I was doing a bit of evaluation of log analyzers, and was a bit disappointed by what I found. It seems like the only serious open source log analyzers are Analog, AWStats, and Webalizer. They all seem okay, but not great. They don't seem any different then they were five years ago.
Am I missing something? This doesn't seem like a hard problem. It's also something that would be useful to solve well. All it should take is a egoist who is obsessed with their logs. Isn't there a glut of such people out there, with the necessary programming skill? That described me at one point, though I never really carried it to completion. Why hasn't something better come along? Or has something better come along, and whoever made it forgot to tell everyone?
Sometimes it's easy to understand why some holes in open source exist, but this one doesn't make any sense to me.
* Most of the interesting things to do in log analysis are of more interest to "marketing people" than to "technical people".
* The "okay" analyzers are obviously "good enough" for "technical people". :)
1. What are you looking for but not finding?
2. Would you *stop* working on exactly what I'm working on every day? ;) I just picked Analog from the same candidates on Saturday.# Robert Brewer
awstats can be a pain to install, but I think it's more useful than the others. There's quite a bit of useful information, but what you define as useful depends on what information you're looking for!
Anyone with a website who is interested in how that website is read should be interested in log analysis. There's a reason most blog software has referrer tracking built in, and many have other kinds of tracking as well. Log analysis provides everything the blog software can do, but is more general to other websites. So I really don't think it's a lack of interest by technical people.

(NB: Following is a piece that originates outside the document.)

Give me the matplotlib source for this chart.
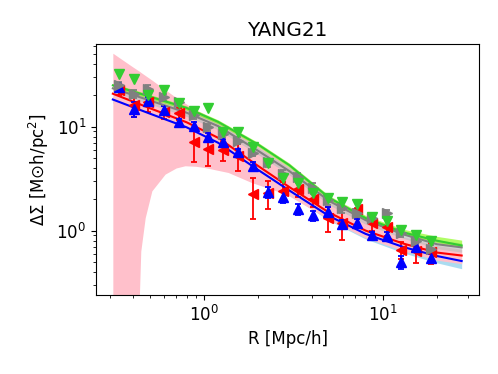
import numpy as np
import matplotlib.pyplot as plt

plt.rcParams['font.size'] = 12

# radial bins of the measurements (Mpc/h)
r_data = [0.336, 0.409, 0.49, 0.599, 0.726, 0.88, 1.057, 1.28, 1.55, 1.88, 2.28,
          2.76, 3.35, 4.06, 4.92, 5.89, 7.13, 8.64, 10.47, 12.6, 15.3, 18.5]

# measured Delta Sigma for the four samples
red_y = [22.3, 16.0, 17.2, 13.8, 13.4, 7.05, 6.09, 5.9, 5.25, 2.25, 2.32,
         2.41, 2.5, 2.02, 1.33, 1.19, 1.6, 1.19, 1.08, 0.65, 0.63, 0.62]
red_err = [2.0, 3.6, 3.4, 2.0, 1.8, 2.5, 1.9, 1.2, 1.5, 0.95, 0.7,
           0.5, 0.4, 0.35, 0.35, 0.38, 0.25, 0.2, 0.2, 0.12, 0.14, 0.14]
blue_y = [24.0, 14.8, 17.8, 14.5, 11.0, 10.2, 8.0, 7.05, 5.65, 4.2, 2.35,
          2.1, 1.6, 1.4, 1.52, 1.15, 1.19, 0.9, 0.88, 0.5, 0.7, 0.55]
blue_err = [2.0, 2.5, 1.5, 1.2, 0.9, 0.8, 0.6, 0.5, 0.4, 0.35, 0.3,
            0.25, 0.2, 0.15, 0.15, 0.12, 0.1, 0.08, 0.08, 0.07, 0.06, 0.05]
gray_y = [24.9, 20.7, 23.1, 19.2, 17.2, 12.8, 9.84, 8.4, 7.33, 5.61, 4.52,
          3.49, 3.24, 2.57, 1.97, 1.65, 1.49, 1.31, 1.49, 0.95, 0.79, 0.67]
gray_err = [2.0, 1.8, 1.8, 1.5, 1.3, 1.0, 0.8, 0.7, 0.6, 0.45, 0.4,
            0.35, 0.35, 0.3, 0.2, 0.18, 0.15, 0.12, 0.1, 0.08, 0.07, 0.06]
green_y = [32.3, 28.9, 19.9, 22.6, 17.0, 14.1, 15.0, 8.81, 8.81, 6.3, 4.49,
           3.21, 2.88, 2.3, 2.07, 1.9, 1.79, 1.35, 1.24, 1.01, 0.9, 0.79]

# model curves
r_model = [0.31, 0.5, 0.8, 1.2, 2.0, 3.0, 5.0, 8.0, 13.0, 20.0, 27.5]
blue_model = [18.2, 13.3, 9.84, 6.99, 3.85, 2.43, 1.38, 0.93, 0.695, 0.57, 0.51]
red_model = [20.7, 15.0, 11.0, 7.8, 4.2, 2.62, 1.49, 1.0, 0.75, 0.615, 0.576]
gray_model = [23.3, 17.8, 13.6, 10.1, 5.87, 3.73, 1.93, 1.26, 0.92, 0.74, 0.69]
green_model = [24.9, 19.4, 15.1, 11.1, 6.74, 4.25, 2.07, 1.32, 0.96, 0.8, 0.72]
blue_lo = [16.8, 12.3, 9.1, 6.45, 3.55, 2.22, 1.25, 0.83, 0.61, 0.49, 0.43]
blue_hi = [19.4, 14.1, 10.4, 7.4, 4.08, 2.58, 1.46, 0.98, 0.73, 0.6, 0.54]
gray_lo = [21.5, 16.4, 12.5, 9.3, 5.4, 3.43, 1.77, 1.15, 0.84, 0.67, 0.62]
gray_hi = [25.1, 19.2, 14.7, 10.9, 6.34, 4.03, 2.08, 1.36, 1.0, 0.81, 0.76]
green_lo = [23.8, 18.5, 14.4, 10.6, 6.45, 4.06, 1.98, 1.26, 0.92, 0.77, 0.69]
green_hi = [26.0, 20.3, 15.8, 11.6, 7.05, 4.45, 2.17, 1.4, 1.03, 0.88, 0.81]

# wide uncertainty band of the red model
r_pink = [0.31, 0.4, 0.436, 0.444, 0.47, 0.512, 0.607, 0.7, 0.784, 0.9, 1.0, 1.366,
          1.843, 2.71, 3.0, 4.0, 5.0, 8.0, 13.0, 20.0, 27.5]
pink_hi = [50.7, 37.5, 34.0, 33.2, 31.0, 28.0, 22.6, 19.0, 16.8, 14.5, 13.2, 10.0,
           7.2, 4.6, 4.1, 2.8, 2.0, 1.25, 0.87, 0.72, 0.66]
pink_lo = [0.1, 0.18, 0.233, 0.634, 1.33, 2.41, 3.49, 4.0, 4.2, 4.15, 4.05, 3.62,
           2.9, 2.32, 2.15, 1.6, 1.27, 0.85, 0.64, 0.52, 0.48]

fig = plt.figure(figsize=(4.98, 3.74), dpi=100)
ax = fig.add_axes([0.193, 0.211, 0.769, 0.671])

ax.fill_between(r_model, blue_lo, blue_hi, color='skyblue', alpha=0.7, lw=0)
ax.fill_between(r_pink, pink_lo, pink_hi, color='pink', lw=0)
ax.fill_between(r_model, gray_lo, gray_hi, color='silver', alpha=0.7, lw=0)
ax.fill_between(r_model, green_lo, green_hi, color='lawngreen', alpha=0.6, lw=0)

kw = dict(ls='none', ms=7, capsize=2.5, elinewidth=1.3, capthick=1.3)
ax.errorbar(r_data, red_y, yerr=red_err, marker='<', color='red', **kw)
ax.plot(r_model, red_model, color='red', lw=1.5)
ax.errorbar(r_data, blue_y, yerr=blue_err, marker='^', color='blue', **kw)
ax.plot(r_model, blue_model, color='blue', lw=1.5)
ax.errorbar(r_data, gray_y, yerr=gray_err, marker='>', color='gray', **kw)
ax.plot(r_model, gray_model, color='gray', lw=1.5)
ax.errorbar(r_data, green_y, marker='v', color='limegreen', **kw)
ax.plot(r_model, green_model, color='limegreen', lw=1.5)

ax.set_xscale('log')
ax.set_yscale('log')
ax.set_xlim(0.25, 34.4)
ax.set_ylim(0.24, 62)
ax.set_xlabel('R [Mpc/h]')
ax.set_ylabel(r'$\Delta\Sigma$ [M$\odot$h/pc$^2$]')
ax.set_title('YANG21')

fig.savefig('out.png', dpi=100)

Maybe I'll write a list of features I think should exist, but don't, or don't work as well as they should.# Ian Bicking
Phillip was dead on when he said log analysis is only of interest to marketing people. Writing tools for marketing people that are not hard or interesting problems to solve is something open source is bad at doing. The person that can scratch isn't the one who itches.
I won't say this is a completely uninteresting problem, my bread and butter is web analytics (written in python). It is sometimes interesting, using standard x86 boxes to handle hundreds of thousands of hits a day each and report on the information in real time has some challenges. But I certainly wouldn't be doing it as a hobby.

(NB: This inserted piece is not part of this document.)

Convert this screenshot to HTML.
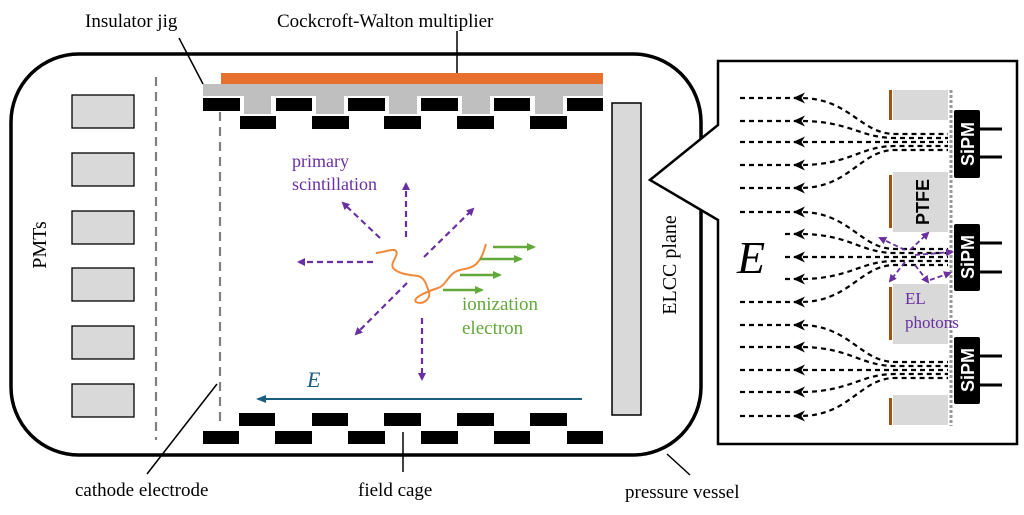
<!DOCTYPE html>
<html><head><meta charset="utf-8"><style>
html,body{margin:0;padding:0;background:#fff;width:1024px;height:515px;overflow:hidden}
svg{display:block}
text{font-family:"Liberation Serif",serif}
text.sans{font-family:"Liberation Sans",sans-serif;font-weight:bold}
</style></head><body>
<svg width="1024" height="515" viewBox="0 0 1024 515" xmlns="http://www.w3.org/2000/svg">
<defs>
<marker id="pa" markerWidth="8" markerHeight="8" refX="6" refY="4" orient="auto" markerUnits="userSpaceOnUse"><path d="M0,0 L8,4 L0,8 Z" fill="#6a2fa0"/></marker>
<marker id="ga" markerWidth="9" markerHeight="8" refX="7" refY="4" orient="auto" markerUnits="userSpaceOnUse"><path d="M0,0 L9,4 L0,8 Z" fill="#62a83a"/></marker>
<marker id="ba" markerWidth="10" markerHeight="8" refX="8" refY="4" orient="auto" markerUnits="userSpaceOnUse"><path d="M0,0 L10,4 L0,8 Z" fill="#1b5e7e"/></marker>
</defs>
<!-- vessel -->
<rect x="11" y="54" width="690" height="401" rx="68" ry="68" fill="none" stroke="#000" stroke-width="3.5"/>
<!-- PMTs -->
<g fill="#d9d9d9" stroke="#000" stroke-width="1.3">
<rect x="72" y="95" width="62" height="33"/><rect x="72" y="153" width="62" height="33"/><rect x="72" y="211" width="62" height="33"/><rect x="72" y="268" width="62" height="33"/><rect x="72" y="326" width="62" height="33"/><rect x="72" y="384" width="62" height="33"/>
</g>
<text transform="translate(46,245) rotate(-90)" font-size="20" text-anchor="middle">PMTs</text>
<line x1="156" y1="77" x2="156" y2="440" stroke="#808080" stroke-width="2.2" stroke-dasharray="9,6"/>
<line x1="220" y1="112" x2="220" y2="422" stroke="#808080" stroke-width="2.2" stroke-dasharray="9,6"/>
<!-- top -->
<rect x="221" y="73" width="382" height="11" fill="#e8702f"/>
<rect x="203" y="84" width="400" height="12" fill="#bfbfbf"/>
<g fill="#bfbfbf"><rect x="244" y="96" width="27" height="18"/><rect x="316" y="96" width="28" height="18"/><rect x="389" y="96" width="28" height="18"/><rect x="462" y="96" width="28" height="18"/><rect x="535" y="96" width="28" height="18"/></g>
<g fill="#000">
<rect x="203" y="98" width="37" height="13"/><rect x="276" y="98" width="36" height="13"/><rect x="348" y="98" width="37" height="13"/><rect x="421" y="98" width="37" height="13"/><rect x="494" y="98" width="36" height="13"/><rect x="567" y="98" width="36" height="13"/>
<rect x="240" y="116" width="36" height="13"/><rect x="312" y="116" width="37" height="13"/><rect x="384" y="116" width="37" height="13"/><rect x="457" y="116" width="37" height="13"/><rect x="530" y="116" width="37" height="13"/>
<rect x="239" y="413" width="36" height="13"/><rect x="312" y="413" width="36" height="13"/><rect x="384" y="413" width="37" height="13"/><rect x="457" y="413" width="37" height="13"/><rect x="530" y="413" width="37" height="13"/>
<rect x="203" y="431" width="36" height="13"/><rect x="275" y="431" width="37" height="13"/><rect x="348" y="431" width="37" height="13"/><rect x="421" y="431" width="37" height="13"/><rect x="494" y="431" width="36" height="13"/><rect x="567" y="431" width="36" height="13"/>
</g>
<!-- ELCC -->
<rect x="612" y="103" width="29" height="312" fill="#d9d9d9" stroke="#000" stroke-width="1.5"/>
<text transform="translate(676,265) rotate(-90)" font-size="20" text-anchor="middle">ELCC plane</text>
<!-- E field -->
<line x1="582" y1="399" x2="258" y2="399" stroke="#1b5e7e" stroke-width="2" marker-end="url(#ba)"/>
<text x="307" y="387" font-size="22" font-style="italic" fill="#1b5e7e">E</text>
<!-- primary scint -->
<g stroke="#6a2fa0" stroke-width="2.2" stroke-dasharray="6,4" marker-end="url(#pa)">
<line x1="406" y1="237" x2="406" y2="184"/>
<line x1="380" y1="238" x2="343" y2="203"/>
<line x1="424" y1="257" x2="473" y2="209"/>
<line x1="373" y1="262" x2="299" y2="262"/>
<line x1="407" y1="283" x2="356" y2="334"/>
<line x1="422" y1="318" x2="422" y2="379"/>
</g>
<text font-size="18" fill="#6a2fa0"><tspan x="292" y="167">primary</tspan><tspan x="292" y="190">scintillation</tspan></text>
<path d="M376,253 C385,252 394,248 396,251 C399,256 390,262 393,268 C398,274 410,275 418,276 C426,278 427,288 429,292 C431,300 422,305 416,302 C412,298 426,292 438,288 C446,285 447,277 455,272 C462,268 472,270 478,262 C483,256 484,250 486,244" fill="none" stroke="#f08a3a" stroke-width="2"/>
<g stroke="#62a83a" stroke-width="2.5" marker-end="url(#ga)">
<line x1="493" y1="247" x2="534" y2="247"/><line x1="480" y1="259" x2="521" y2="259"/><line x1="460" y1="275" x2="500" y2="275"/><line x1="443" y1="290" x2="482" y2="290"/>
</g>
<text font-size="19" fill="#62a83a"><tspan x="462" y="310">ionization</tspan><tspan x="462" y="334">electron</tspan></text>
<!-- callout panel -->
<path d="M718,61 L1017,61 L1017,444 L718,444 L718,220 L650,180 L718,125 Z" fill="#fff" stroke="#000" stroke-width="2.5"/>
<!-- field lines -->
<g fill="none" stroke="#000" stroke-width="2.2" stroke-dasharray="5,4">
<path d="M740,98 H800 C850,98 860,134 895,134 H948"/>
<path d="M740,121 H800 C850,121 860,138 895,138 H948"/>
<path d="M740,142 H948"/>
<path d="M740,165 H800 C850,165 860,146 895,146 H948"/>
<path d="M740,188 H800 C850,188 860,150 895,150 H948"/>
<path d="M740,212 H800 C850,212 860,249 895,249 H948"/>
<path d="M785,234 H800 C850,234 860,253 895,253 H948"/>
<path d="M785,257 H948"/>
<path d="M785,279 H800 C850,279 860,261 895,261 H948"/>
<path d="M740,302 H800 C850,302 860,265 895,265 H948"/>
<path d="M740,325 H800 C850,325 860,362 895,362 H948"/>
<path d="M740,347 H800 C850,347 860,366 895,366 H948"/>
<path d="M740,370 H948"/>
<path d="M740,392 H800 C850,392 860,374 895,374 H948"/>
<path d="M740,416 H800 C850,416 860,378 895,378 H948"/>
</g>
<g fill="#000">
<path d="M793,98 l12,-5.5 l-3.5,5.5 l3.5,5.5z"/><path d="M793,121 l12,-5.5 l-3.5,5.5 l3.5,5.5z"/><path d="M793,142 l12,-5.5 l-3.5,5.5 l3.5,5.5z"/><path d="M793,165 l12,-5.5 l-3.5,5.5 l3.5,5.5z"/><path d="M793,188 l12,-5.5 l-3.5,5.5 l3.5,5.5z"/>
<path d="M793,212 l12,-5.5 l-3.5,5.5 l3.5,5.5z"/><path d="M793,234 l12,-5.5 l-3.5,5.5 l3.5,5.5z"/><path d="M793,257 l12,-5.5 l-3.5,5.5 l3.5,5.5z"/><path d="M793,279 l12,-5.5 l-3.5,5.5 l3.5,5.5z"/><path d="M793,302 l12,-5.5 l-3.5,5.5 l3.5,5.5z"/>
<path d="M793,325 l12,-5.5 l-3.5,5.5 l3.5,5.5z"/><path d="M793,347 l12,-5.5 l-3.5,5.5 l3.5,5.5z"/><path d="M793,370 l12,-5.5 l-3.5,5.5 l3.5,5.5z"/><path d="M793,392 l12,-5.5 l-3.5,5.5 l3.5,5.5z"/><path d="M793,416 l12,-5.5 l-3.5,5.5 l3.5,5.5z"/>
</g>
<text x="737" y="273" font-size="46" font-style="italic">E</text>
<!-- PTFE & SiPM -->
<g fill="#d9d9d9"><rect x="893" y="90" width="55" height="30"/><rect x="893" y="172" width="55" height="60"/><rect x="893" y="284" width="55" height="60"/><rect x="893" y="395" width="55" height="30"/></g>
<g fill="#a0520f"><rect x="889" y="90" width="3" height="30"/><rect x="889" y="175" width="3" height="53"/><rect x="889" y="287" width="3" height="53"/><rect x="889" y="398" width="3" height="27"/></g>
<line x1="951" y1="90" x2="951" y2="426" stroke="#999" stroke-width="3" stroke-dasharray="3,2"/>
<text class="sans" transform="translate(929,202) rotate(-90)" font-size="18" text-anchor="middle">PTFE</text>
<g fill="#000"><rect x="954" y="110" width="26" height="68" rx="2"/><rect x="954" y="224" width="26" height="67" rx="2"/><rect x="954" y="337" width="26" height="67" rx="2"/></g>
<g stroke="#000" stroke-width="3"><line x1="970" y1="129" x2="1002" y2="129"/><line x1="970" y1="157" x2="1002" y2="157"/><line x1="970" y1="243" x2="1002" y2="243"/><line x1="970" y1="272" x2="1002" y2="272"/><line x1="970" y1="356" x2="1002" y2="356"/><line x1="970" y1="385" x2="1002" y2="385"/></g>
<g fill="#fff" font-size="18" text-anchor="middle">
<text class="sans" transform="translate(974,144) rotate(-90)">SiPM</text><text class="sans" transform="translate(974,257) rotate(-90)">SiPM</text><text class="sans" transform="translate(974,370) rotate(-90)">SiPM</text></g>
<g stroke="#6a2fa0" stroke-width="1.8" stroke-dasharray="5,3" marker-end="url(#pa)">
<line x1="905" y1="250" x2="880" y2="238"/><line x1="910" y1="250" x2="928" y2="233"/><line x1="915" y1="255" x2="952" y2="252"/>
<line x1="905" y1="262" x2="890" y2="281"/><line x1="915" y1="265" x2="928" y2="282"/><line x1="930" y1="280" x2="950" y2="273"/>
</g>
<text font-size="17" fill="#6a2fa0"><tspan x="905" y="304">EL</tspan><tspan x="905" y="328">photons</tspan></text>
<!-- labels -->
<g font-size="19">
<text x="85" y="27">Insulator jig</text>
<text x="277" y="27">Cockcroft-Walton multiplier</text>
<text x="75" y="496">cathode electrode</text>
<text x="358" y="496">field cage</text>
<text x="625" y="498">pressure vessel</text>
</g>
<g stroke="#000" stroke-width="1.5">
<line x1="179" y1="38" x2="203" y2="84"/>
<line x1="457" y1="31" x2="457" y2="73"/>
<line x1="147" y1="474" x2="217" y2="384"/>
<line x1="403" y1="432" x2="403" y2="472"/>
<line x1="667" y1="454" x2="690" y2="475"/>
</g>
</svg>
</body></html>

Additionally picking the right metrics to use and presenting them in an understandable way needs at least one statistics guy and one UI guy. Open Source apps have trouble with consistancy here, you either end up with a mountain of uselessly specific reports or a few generic ones.# Jack Diederich
I would expect something that was general enough to make defining reports easy, and displaying those reports somewhat well. The actual detailed reports is something that takes time and thought to figure out, and it isn't very general, so I wouldn't expect that to come out of open source quickly; but we're great at making tools. For instance, Yet Another Advanced Logfile Analyser is an effort in that direction, defining a query language and a generic report based on that.# Ian Bicking
I tried my hand at log analysis, but finally figured that's not where it's at for the more advanced stuff.
Ian's got a point. Look at the feature set of commercial log analysis tools, and you see how they do customer tracking, why shopping carts are abandoned, where are the traffic coming from, what search words were used, how much time do people spend on a page before moving on. Intranets could do with measuring how effective certain pages are, what resources are not getting used because of inattention. Log analysis could answer these questions.
Part of the reason is that once you have a sufficient understanding of HTTP, you realise that virtually all the reasons you wanted log analysis are not suitable for analysis. Things like caching make it practically impossible to get number of visitors etc. There are tricks you can do (e.g. cookies), but there are always things that make the tricks unreliable (e.g. people refusing cookies).
HTTP log analysis is good for server optimisation, and not a lot else.